Si la mezcladora tiene ecualización propia, yo no le pondría nada, la señal va a bajar, la relación señal/ruido va a disminuir, no sé...... no me parece conveniente.

PD: como veo que seguís posteando por otros lados las mismas dudas, eso me libera de mis obligaciones sociales con respecto a esto  paso a des inscribirme del tema, saludos y mucha suerte.


----------



## chango80 (Jun 27, 2014)

Hola arme el primer circuito de pablin y los puse con un tono de 5k con cun capac de 473 y un volumen de 100k y me suena muy chillon. Q puedo hacer? Y como puedo hacer para q de mas ganancia. Gracias.


----------



## crimson (Jun 27, 2014)

chango80 dijo:


> ...me suena muy chillon...



Hola chango80 ¿qué micrófono estás usando? porque me parece que hay una confusión entre micrófono electret y piezoeléctrico.
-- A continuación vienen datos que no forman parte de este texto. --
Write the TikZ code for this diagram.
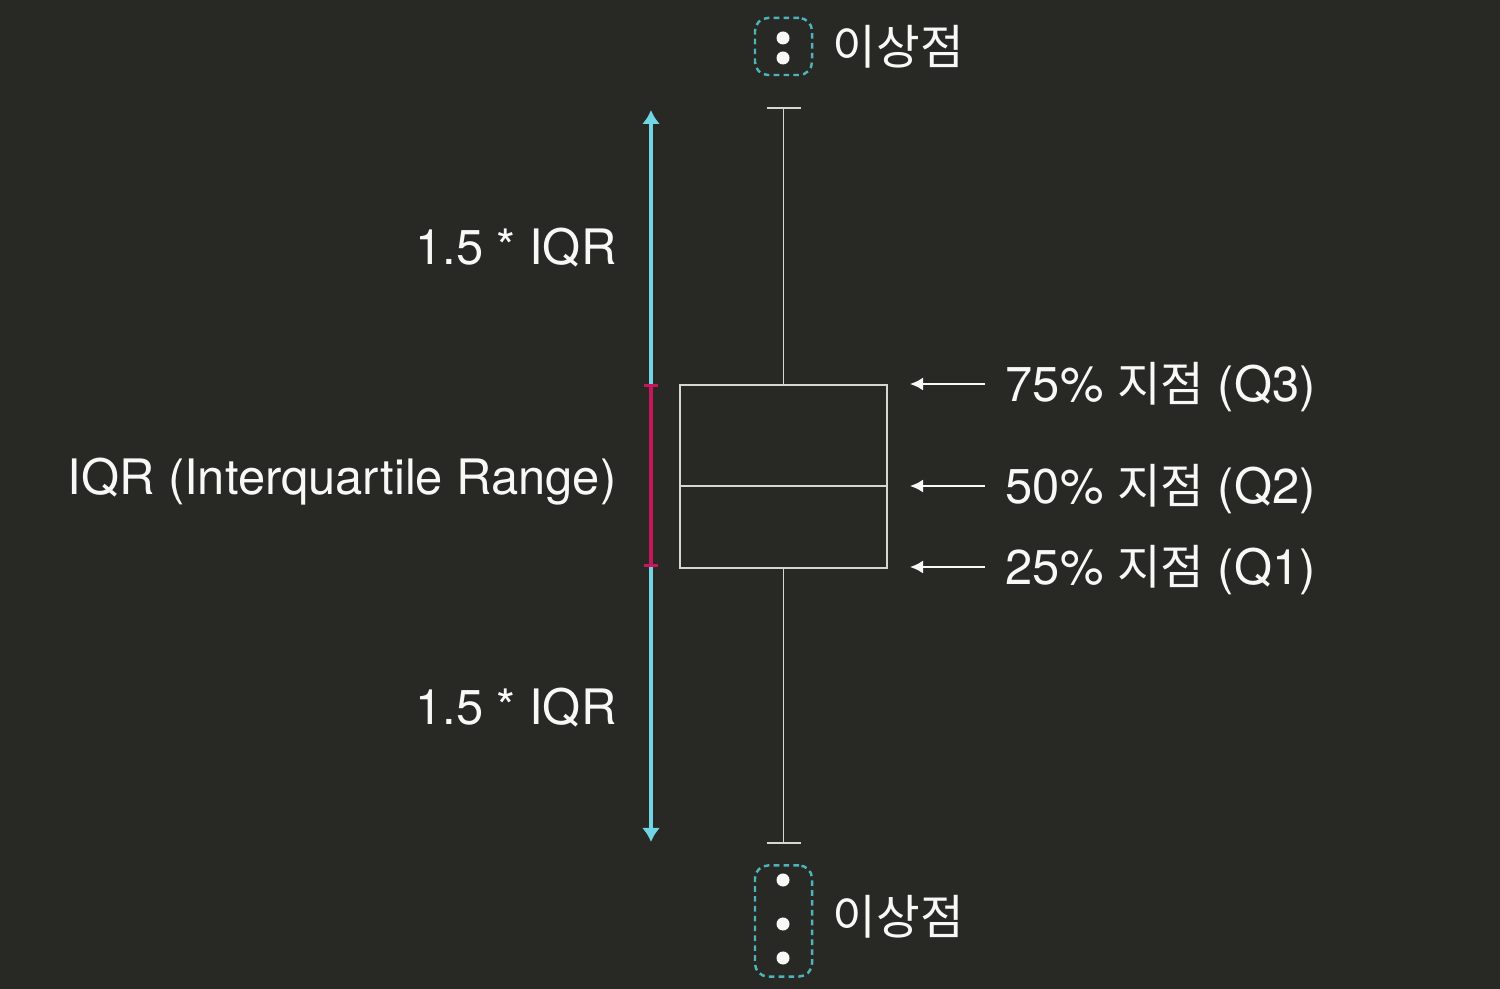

Este último tiene muy alta impedancia, si lo conectás al pre de pablín justamente le va a causar ese efecto, porque necesita un pre de alta impedancia de entrada, de tipo:
http://serverpruebas.com.ar/news16/nota02.htm
Saludos C


----------



## chango80 (Jun 28, 2014)

Crimson muy buena la data te agradesco mucho, una ultima pregunta? Sabes q valor son los potes? Gracias.


----------



## crimson (Jun 29, 2014)

¿Los de éste pre?





50K lineales.
Saludos C


----------



## chango80 (Jun 29, 2014)

Mil gracias voy armarlo y ver como funciona.


----------